The reusability of an adsorbent is a critical factor in designing an eco-friendly and sustainable adsorption process for contaminants. The reusability performance of the PANI/CB nanocomposite was evaluated through a series of sequential cycles of adsorption and desorption experiments (Figure 12A). Among the solvents tested, N−heptanol demonstrated the highest regeneration efficiency, successfully recovering 95% of the caffeine attached to the adsorbent surface. However, it is worth noting that acetone also exhibited a significant regeneration efficiency, suggesting that it could be a viable alternative to N−heptanol [50]. Acetone’s effectiveness can be attributed to its ability to disrupt the intermolecular forces between the adsorbate and the adsorbent surface, likely through hydrogen bonding and polarity interactions [63]. This results in a high desorption efficiency, facilitating the removal of caffeine from the adsorbent surface [64]. Following the regeneration process, a desorption phase was initiated using an optimum solvent to release the adsorbed material, enabling the recovery of the adsorbate. This process was repeated for five cycles, meticulously monitoring changes in adsorption capacity. The magnitude of caffeine removed after each adsorption cycle was expressed by the removal percentage. Figure 12B illustrates the efficiency of caffeine removal following each regeneration cycle. By the conclusion of the fifth consecutive adsorption cycle, the caffeine removal rates decreased from 85% to 75% for the PANI/CB nanocomposite.
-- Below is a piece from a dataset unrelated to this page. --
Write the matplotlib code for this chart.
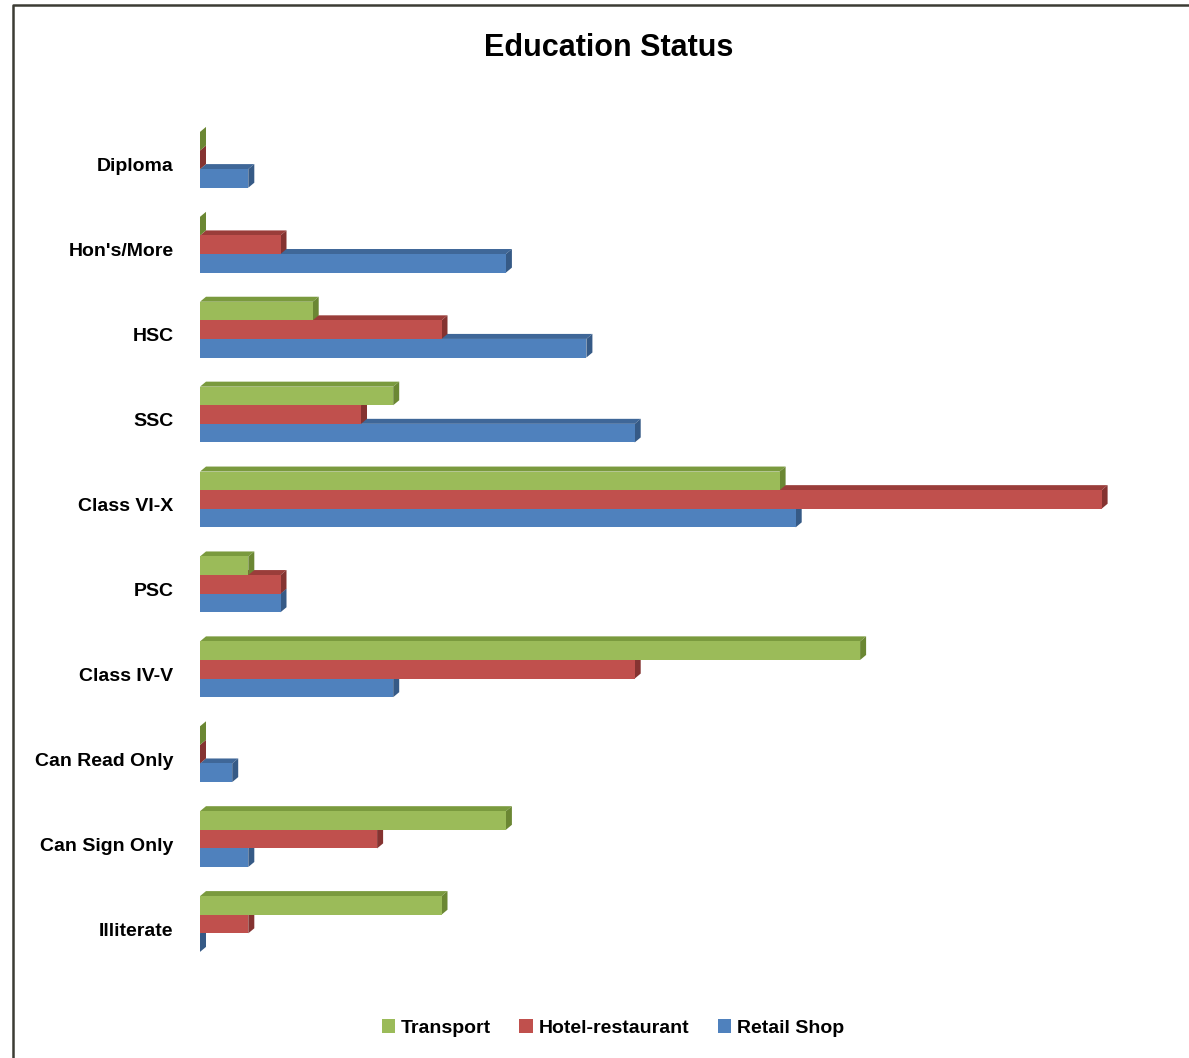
import matplotlib
matplotlib.use("Agg")
import matplotlib.pyplot as plt
from matplotlib.patches import Polygon
from matplotlib.lines import Line2D
from matplotlib.patches import Patch

categories = ["Diploma", "Hon's/More", "HSC", "SSC", "Class VI-X", "PSC",
              "Class IV-V", "Can Read Only", "Can Sign Only", "Illiterate"]
transport = [0, 0, 7, 12, 36, 3, 41, 0, 19, 15]
hotel = [0, 5, 15, 10, 56, 5, 27, 0, 11, 3]
retail = [3, 19, 24, 27, 37, 5, 12, 2, 3, 0]

series = [
    ("Transport", transport, "#9BBB59", "#7A9A3E", "#6B8733"),
    ("Hotel-restaurant", hotel, "#C0504D", "#9A3D3A", "#853331"),
    ("Retail Shop", retail, "#4F81BD", "#3F6798", "#365A86"),
]

plt.rcParams['font.family'] = ['Liberation Sans', 'DejaVu Sans']

fig = plt.figure(figsize=(11.89, 10.58), dpi=100)
ax = fig.add_axes([200 / 1189, 1 - 1000 / 1058, 60 * 16.1 / 1189, 920 / 1058])
ax.set_xlim(0, 60)
ax.set_ylim(9.835, -1.0)

h = 0.219          # bar thickness
dx = 0.373         # depth, x direction
dy = 0.059         # depth, y direction
shift = -0.06

# draw bottom series first so upper bars cover the top faces below them
for k in [2, 1, 0]:
    name, vals, front, top, side = series[k]
    off = shift + (k - 1) * h
    for i, v in enumerate(vals):
        yc = i + off
        y_top = yc - h / 2
        y_bot = yc + h / 2
        if v > 0:
            ax.add_patch(Polygon([(0, y_top), (v, y_top), (v + dx, y_top - dy),
                                  (dx, y_top - dy)], closed=True,
                                 facecolor=top, edgecolor="none", zorder=2 + 3 * (2 - k)))
        ax.add_patch(Polygon([(v, y_top), (v + dx, y_top - dy), (v + dx, y_bot - dy),
                              (v, y_bot)], closed=True,
                             facecolor=side, edgecolor="none", zorder=2 + 3 * (2 - k)))
    ax.barh([i + off for i in range(len(vals))], vals, height=h, color=front,
            edgecolor="none", zorder=3 + 3 * (2 - k))

ax.set_yticks(range(len(categories)))
ax.set_yticklabels(categories, fontsize=14, fontweight="bold")
ax.tick_params(axis="y", length=0, pad=19)
ax.set_xticks([])
for s in ax.spines.values():
    s.set_visible(False)

fig.text(609 / 1189, 1 - 48 / 1058, "Education Status", ha="center", va="center",
         fontsize=22, fontweight="bold")

handles = [Patch(facecolor=s[2], edgecolor="none") for s in series]
fig.legend(handles, [s[0] for s in series], loc="center", ncol=3,
           bbox_to_anchor=(613 / 1189, 1 - 1028 / 1058), frameon=False,
           prop={"size": 14, "weight": "bold"}, handlelength=0.7, handleheight=0.7,
           handletextpad=0.3, columnspacing=1.45)

# chart frame (only the left and top edges fall inside the picture)
fig.add_artist(Line2D([12.5 / 1189, 12.5 / 1189, 1.0], [0, 1 - 4.5 / 1058, 1 - 4.5 / 1058],
                      transform=fig.transFigure, color="#3c3c34", linewidth=1.8))

fig.savefig("out.png", dpi=100)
The decrease in adsorption efficiencies may be linked to the reduction in surface chemistry groups following each adsorption cycle. As the cycles progressed, the adsorbent surface likely underwent changes, such as the loss of functional groups or a reduction in the availability of active sites, leading to weaker π−π interactions and diminished electron transfer, which are crucial for the adsorption process [65,66]. This decrease in performance aligns with findings in the literature, where similar adsorbents show reduced capacity over successive cycles due to surface degradation and site saturation [67,68,69].

4. Conclusions

In conclusion, this research highlights the significant potential of using cuttlebone waste as a sustainable, eco-friendly resource for developing adsorbent materials. The study demonstrates the effectiveness of cuttlebone as both an adsorbent and a supporting phase for polyaniline (PANI). SEM analysis of PANI, cuttlebone (CB), and the PANI/CB nanocomposite revealed distinct surface morphologies. PANI exhibited agglomerations that obscured its original porous structure and stacked nanosheets, while CB particles were heterogeneous in size, ranging from fine to large, flaky particles. The BET surface area showed a decrease from 92.64 m²/g for CB to 31.58 m²/g for PANI/CB. Under optimal conditions (room temperature, 0.2 g/L adsorbent dose, and pH 7), the caffeine removal efficiency was 62.54%, 66.98%, and 80.73% for CB, PANI, and PANI/CB, respectively. Adsorption kinetics were best described by the Mixed 1,2 order and Avrami models. Langmuir isotherms indicated maximum caffeine adsorption capacities of 50.01, 62.74, and 108.33 mg/g for CB, PANI, and PANI/CB, respectively. This innovative approach not only offers a solution to waste management issues but also contributes to the development of novel, efficient adsorbents. The promising results open new avenues for research and applications, encouraging the further exploration of natural and waste-derived materials for advanced environmental solutions.